First of all, thank you for organizing this webinar. I believe that webinars like this are exemplary of how much importance the Inter-American Human Rights System (i.e. the Inter-American Commission on Human Rights, Inter-American Court of Human Rights and the Inter-American Children’s Institute) and the UN’s Committee on the Rights of the Child place on maintaining children’s rights and holding themselves accountable. It’s incredible for them to invite youth themselves from the CORIA Network and take their opinions, recommendations and concerns into consideration for policy formation, so thank you! Also, organizations such as the CORIA Network are very important as they are a great way for youth to learn about their rights, current violations and how to solve them whilst teaching other youth and adults about them as well, and because they take the recommendations of youth for policy frameworks as well. So, I thank the CORIA Network for this and for the opportunities they provide to youth to be involved in policy education and implementation.
Unfortunately, while much has been done in the path of ensuring children have obtained their rights, I’m still very worried as many issues still exist. The issue I’m concerned about in particular is that of child sex trafficking. The reason why I’m concerned is because there are more slaves today than there ever was in history, according to a source from the Walk Free Foundation. The UN reports that there are about 20 to 30 million slaves in the world. The worst part is that children are also a part of this number, many as child sex trafficking victims. This is occurring in every single country of North, South and Central America.

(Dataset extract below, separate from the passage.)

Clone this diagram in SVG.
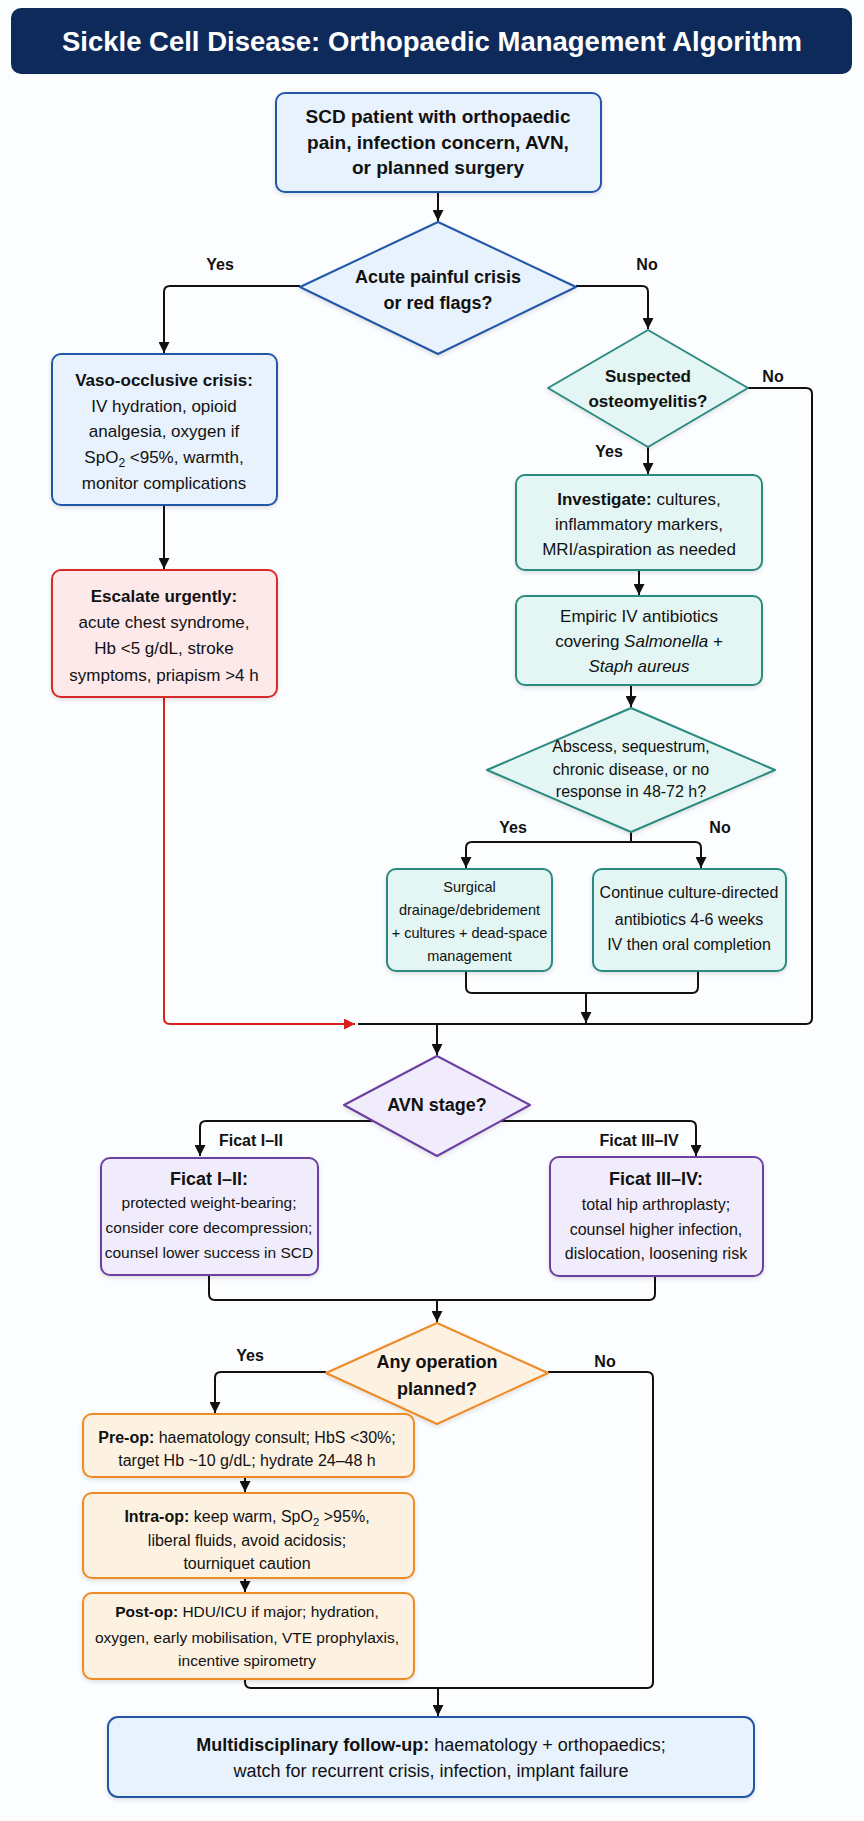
<svg xmlns="http://www.w3.org/2000/svg" width="864" height="1821" viewBox="0 0 864 1821">
<defs>
<marker id="arr" viewBox="0 0 10 10" refX="10" refY="5" markerWidth="11" markerHeight="11" markerUnits="userSpaceOnUse" orient="auto"><path d="M0,0 L10,5 L0,10 z" fill="#111"/></marker>
<marker id="arrRed" viewBox="0 0 10 10" refX="10" refY="5" markerWidth="11" markerHeight="11" markerUnits="userSpaceOnUse" orient="auto"><path d="M0,0 L10,5 L0,10 z" fill="#d9201c"/></marker>
<filter id="sh" x="-10%" y="-10%" width="120%" height="130%"><feDropShadow dx="0" dy="2" stdDeviation="2" flood-color="#000" flood-opacity="0.12"/></filter>
</defs>
<style>
text{font-family:"Liberation Sans",Arial,sans-serif;fill:#111;text-anchor:middle}
.b{font-weight:bold}
.it{font-style:italic}
.title{font-size:27.5px;font-weight:bold;fill:#fff}
.lbl{font-size:16px;font-weight:bold}
.blue{fill:#e8f2fc;stroke:#2257a8;stroke-width:2}
.teal{fill:#e3f6f4;stroke:#2b8a80;stroke-width:2}
.red{fill:#fde9ea;stroke:#d92b2b;stroke-width:2}
.purple{fill:#f1ecfb;stroke:#6b3fa0;stroke-width:2}
.orange{fill:#fdf1e2;stroke:#ee8a26;stroke-width:2}
.c{fill:none;stroke:#111;stroke-width:2;stroke-linejoin:round}
.cr{fill:none;stroke:#d9201c;stroke-width:2;stroke-linejoin:round}
</style>
<rect width="864" height="1821" fill="#fcfdfe"/>

<g id="title">
<rect x="11" y="8" width="841" height="66" rx="10" fill="#0e2a5a"/>
<text class="title" x="432" y="51">Sickle Cell Disease: Orthopaedic Management Algorithm</text>
</g>

<g id="connectors">
<path class="c" d="M438 192 V221" marker-end="url(#arr)"/>
<path class="c" d="M300 286 H170 Q164 286 164 292 V353" marker-end="url(#arr)"/>
<path class="c" d="M576 286 H642 Q648 286 648 292 V329" marker-end="url(#arr)"/>
<path class="c" d="M747 388 H806 Q812 388 812 394 V1018 Q812 1024 806 1024 H358"/>
<path class="c" d="M648 447 V474" marker-end="url(#arr)"/>
<path class="c" d="M639 570 V595" marker-end="url(#arr)"/>
<path class="c" d="M631 685 V707" marker-end="url(#arr)"/>
<path class="c" d="M631 832 V842 H472 Q466 842 466 848 V868" marker-end="url(#arr)"/>
<path class="c" d="M631 842 H695 Q701 842 701 848 V868" marker-end="url(#arr)"/>
<path class="c" d="M466 971 V987 Q466 993 472 993 H692 Q698 993 698 987 V971"/>
<path class="c" d="M586 993 V1023" marker-end="url(#arr)"/>
<path class="c" d="M164 505 V569" marker-end="url(#arr)"/>
<path class="cr" d="M164 697 V1018 Q164 1024 170 1024 H355" marker-end="url(#arrRed)"/>
<path class="c" d="M437 1024 V1055" marker-end="url(#arr)"/>
<path class="c" d="M374 1121 H206 Q200 1121 200 1127 V1156" marker-end="url(#arr)"/>
<path class="c" d="M500 1121 H690 Q696 1121 696 1127 V1156" marker-end="url(#arr)"/>
<path class="c" d="M209 1275 V1294 Q209 1300 215 1300 H649 Q655 1300 655 1294 V1276"/>
<path class="c" d="M437 1300 V1322" marker-end="url(#arr)"/>
<path class="c" d="M326 1372 H221 Q215 1372 215 1378 V1413" marker-end="url(#arr)"/>
<path class="c" d="M548 1372 H647 Q653 1372 653 1378 V1682 Q653 1688 647 1688 H251 Q245 1688 245 1682 V1679"/>
<path class="c" d="M438 1688 V1716" marker-end="url(#arr)"/>
<path class="c" d="M245 1477 V1492" marker-end="url(#arr)"/>
<path class="c" d="M245 1578 V1592" marker-end="url(#arr)"/>
<text class="lbl" x="220" y="270">Yes</text>
<text class="lbl" x="647" y="270">No</text>
<text class="lbl" x="773" y="382">No</text>
<text class="lbl" x="609" y="457">Yes</text>
<text class="lbl" x="513" y="833">Yes</text>
<text class="lbl" x="720" y="833">No</text>
<text class="lbl" x="251" y="1146">Ficat I–II</text>
<text class="lbl" x="639" y="1146">Ficat III–IV</text>
<text class="lbl" x="250" y="1361">Yes</text>
<text class="lbl" x="605" y="1367">No</text>
</g>

<g id="start">
<rect class="blue" x="276" y="93" width="325" height="99" rx="9" filter="url(#sh)"/>
<text class="b" font-size="19" x="438" y="123">SCD patient with orthopaedic</text>
<text class="b" font-size="19" x="438" y="149">pain, infection concern, AVN,</text>
<text class="b" font-size="19" x="438" y="174">or planned surgery</text>
</g>

<g id="acute">
<polygon class="blue" points="438,222 576,287 438,354 300,287" stroke-linejoin="round" filter="url(#sh)"/>
<text class="b" font-size="18" x="438" y="283">Acute painful crisis</text>
<text class="b" font-size="18" x="438" y="309">or red flags?</text>
</g>

<g id="voc">
<rect class="blue" x="52" y="354" width="225" height="151" rx="9" filter="url(#sh)"/>
<text class="b" font-size="17" x="164" y="386">Vaso-occlusive crisis:</text>
<text font-size="17" x="164" y="412">IV hydration, opioid</text>
<text font-size="17" x="164" y="437">analgesia, oxygen if</text>
<text font-size="17" x="164" y="463">SpO<tspan font-size="12" dy="4">2</tspan><tspan dy="-4"> &lt;95%, warmth,</tspan></text>
<text font-size="17" x="164" y="489">monitor complications</text>
</g>

<g id="escalate">
<rect class="red" x="52" y="570" width="225" height="127" rx="9" filter="url(#sh)"/>
<text class="b" font-size="17" x="164" y="602">Escalate urgently:</text>
<text font-size="17" x="164" y="628">acute chest syndrome,</text>
<text font-size="17" x="164" y="654">Hb &lt;5 g/dL, stroke</text>
<text font-size="17" x="164" y="681">symptoms, priapism &gt;4 h</text>
</g>

<g id="osteo">
<polygon class="teal" points="648,330 748,388 648,447 548,388" stroke-linejoin="round" filter="url(#sh)"/>
<text class="b" font-size="17" x="648" y="382">Suspected</text>
<text class="b" font-size="17" x="648" y="407">osteomyelitis?</text>
</g>

<g id="investigate">
<rect class="teal" x="516" y="475" width="246" height="95" rx="9" filter="url(#sh)"/>
<text font-size="17" x="639" y="505"><tspan class="b">Investigate:</tspan> cultures,</text>
<text font-size="17" x="639" y="530">inflammatory markers,</text>
<text font-size="17" x="639" y="555">MRI/aspiration as needed</text>
</g>

<g id="empiric">
<rect class="teal" x="516" y="596" width="246" height="89" rx="9" filter="url(#sh)"/>
<text font-size="17" x="639" y="622">Empiric IV antibiotics</text>
<text font-size="17" x="639" y="647">covering <tspan class="it">Salmonella</tspan> +</text>
<text font-size="17" x="639" y="672" class="it">Staph aureus</text>
</g>

<g id="abscess">
<polygon class="teal" points="631,708 775,770 631,832 487,770" stroke-linejoin="round" filter="url(#sh)"/>
<text font-size="16" x="631" y="752">Abscess, sequestrum,</text>
<text font-size="16" x="631" y="775">chronic disease, or no</text>
<text font-size="16" x="631" y="797">response in 48-72 h?</text>
</g>

<g id="surgical">
<rect class="teal" x="387" y="869" width="165" height="102" rx="9" filter="url(#sh)"/>
<text font-size="14.5" x="469.5" y="892">Surgical</text>
<text font-size="14.5" x="469.5" y="915">drainage/debridement</text>
<text font-size="14.5" x="469.5" y="938">+ cultures + dead-space</text>
<text font-size="14.5" x="469.5" y="961">management</text>
</g>

<g id="continue">
<rect class="teal" x="593" y="869" width="193" height="102" rx="9" filter="url(#sh)"/>
<text font-size="16" x="689" y="898">Continue culture-directed</text>
<text font-size="16" x="689" y="925">antibiotics 4-6 weeks</text>
<text font-size="16" x="689" y="950">IV then oral completion</text>
</g>

<g id="avn">
<polygon class="purple" points="437,1056 530,1105 437,1156 344,1105" stroke-linejoin="round" filter="url(#sh)"/>
<text class="b" font-size="18" x="437" y="1111">AVN stage?</text>
</g>

<g id="ficat12">
<rect class="purple" x="101" y="1158" width="217" height="117" rx="9" filter="url(#sh)"/>
<text class="b" font-size="18" x="209" y="1185">Ficat I–II:</text>
<text font-size="15.5" x="209" y="1208">protected weight-bearing;</text>
<text font-size="15.5" x="209" y="1233">consider core decompression;</text>
<text font-size="15.5" x="209" y="1258">counsel lower success in SCD</text>
</g>

<g id="ficat34">
<rect class="purple" x="550" y="1157" width="213" height="119" rx="9" filter="url(#sh)"/>
<text class="b" font-size="18" x="656" y="1185">Ficat III–IV:</text>
<text font-size="16" x="656" y="1210">total hip arthroplasty;</text>
<text font-size="16" x="656" y="1235">counsel higher infection,</text>
<text font-size="16" x="656" y="1259">dislocation, loosening risk</text>
</g>

<g id="operation">
<polygon class="orange" points="437,1323 548,1373 437,1424 326,1373" stroke-linejoin="round" filter="url(#sh)"/>
<text class="b" font-size="18" x="437" y="1368">Any operation</text>
<text class="b" font-size="18" x="437" y="1395">planned?</text>
</g>

<g id="preop">
<rect class="orange" x="83" y="1414" width="331" height="63" rx="9" filter="url(#sh)"/>
<text font-size="16" x="247" y="1443"><tspan class="b">Pre-op:</tspan> haematology consult; HbS &lt;30%;</text>
<text font-size="16" x="247" y="1466">target Hb ~10 g/dL; hydrate 24–48 h</text>
</g>

<g id="intraop">
<rect class="orange" x="83" y="1493" width="331" height="85" rx="9" filter="url(#sh)"/>
<text font-size="16" x="247" y="1522"><tspan class="b">Intra-op:</tspan> keep warm, SpO<tspan font-size="11.5" dy="4">2</tspan><tspan dy="-4"> &gt;95%,</tspan></text>
<text font-size="16" x="247" y="1546">liberal fluids, avoid acidosis;</text>
<text font-size="16" x="247" y="1569">tourniquet caution</text>
</g>

<g id="postop">
<rect class="orange" x="83" y="1593" width="331" height="86" rx="9" filter="url(#sh)"/>
<text font-size="15.5" x="247" y="1617"><tspan class="b">Post-op:</tspan> HDU/ICU if major; hydration,</text>
<text font-size="15.5" x="247" y="1643">oxygen, early mobilisation, VTE prophylaxis,</text>
<text font-size="15.5" x="247" y="1666">incentive spirometry</text>
</g>

<g id="followup">
<rect class="blue" x="108" y="1717" width="646" height="80" rx="10" filter="url(#sh)"/>
<text font-size="18" x="431" y="1751"><tspan class="b">Multidisciplinary follow-up:</tspan> haematology + orthopaedics;</text>
<text font-size="18" x="431" y="1777">watch for recurrent crisis, infection, implant failure</text>
</g>
</svg>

Children are more vulnerable than adults. They’re easier to control, cheaper, and less likely to demand working conditions, which has contributed to More than 1 million children being exploited each year in the commercial sex trade, according to the International Labour Organization. This is especially concerning for me because the average age of child sex trafficking victims is 15 and each child is purchased on average 5.4 times a day. Sex trafficking, according to the United Nations’ International Labour Organization, is a $99 billion-a-year global industry. The exploitation of more than 1 million children accounts for more than 20 percent of those profits.
But the most painful part? It’s rare for police and prosecutors to pursue buyers after they’ve paid to abuse children. That’s true even in the most nauseating of crimes. For example, the State Department’s 2019 Trafficking in Persons Report found the Department of Justice opened 657 human trafficking investigations in 2018 and that there were significantly fewer prosecutions: 230, of which 218 were for sex trafficking. But this lack of sufficient action isn’t only taking place in one or two countries; rather, it has become apparent in every single country in North, South and Central America.
«That child will have to fight the stigma of what happened to her for the rest of her life,» said Alex Trouteaud, director of policy and research with Demand Abolition, a Massachusetts-based organization that works to reduce demand for commercial sex. «Meanwhile, the buyers will never be held accountable. It’s what we call the culture of impunity.»
But what makes this problem more prevalent is that there is insufficient rehabilitation for victims recovering from this trauma and as a result, their ability to integrate back into society is being hampered. According to Seena Simon, a director at the Aruna Project “Employment was the gap,” where “Once they (victims) were trained in some kind of skill, we sent them for work, but they couldn’t cope with the pressure. Finish the deadline, finish the targets — they couldn’t do it. There was an internal conflict and many of them failed. And some I know went back to the red light district.”. This shows how failing to rehabilitate victims can lead to them becoming preys once again to sex trafficking.
A report from the Human Rights Project for Girls, Georgetown Law Center on Poverty and Inequality and Ms. Foundation for Women supports the finding that girls who grow up in the instability of the child welfare system, particularly those placed in multiple homes, are “vulnerable to the manipulation of traffickers who promise to love and care for them. Indeed, some traffickers purposely troll for youth in certain group homes because they are aware of this vulnerability.”
This is why I recommend the Inter-American Human Rights System to mandate and routinely review the progress of member states in strengthening protection services in their country’s child welfare and adoption systems . state and local jurisdictions and prosecutors.
I would also recommend that the Inter-American Human Rights System mandate and routinely review the progress of member states in increasing public funding to victim service providers for their rehabilitation that can help them to assimilate back into society.
Most importantly, I would also recommend that the Inter-American Human Rights System to mandate and assist Member countries in funding separate investigations and police departments just for helping track and solve issues pertaining to child sex trafficking or all forms of trafficking in all ages.
Finally, I recommend that children and adolescents of all inter-American countries help Member states to have mandatory education of what are their rights, how to identify when they are being violated, and most importantly, what to do and who to contact if these are taking place.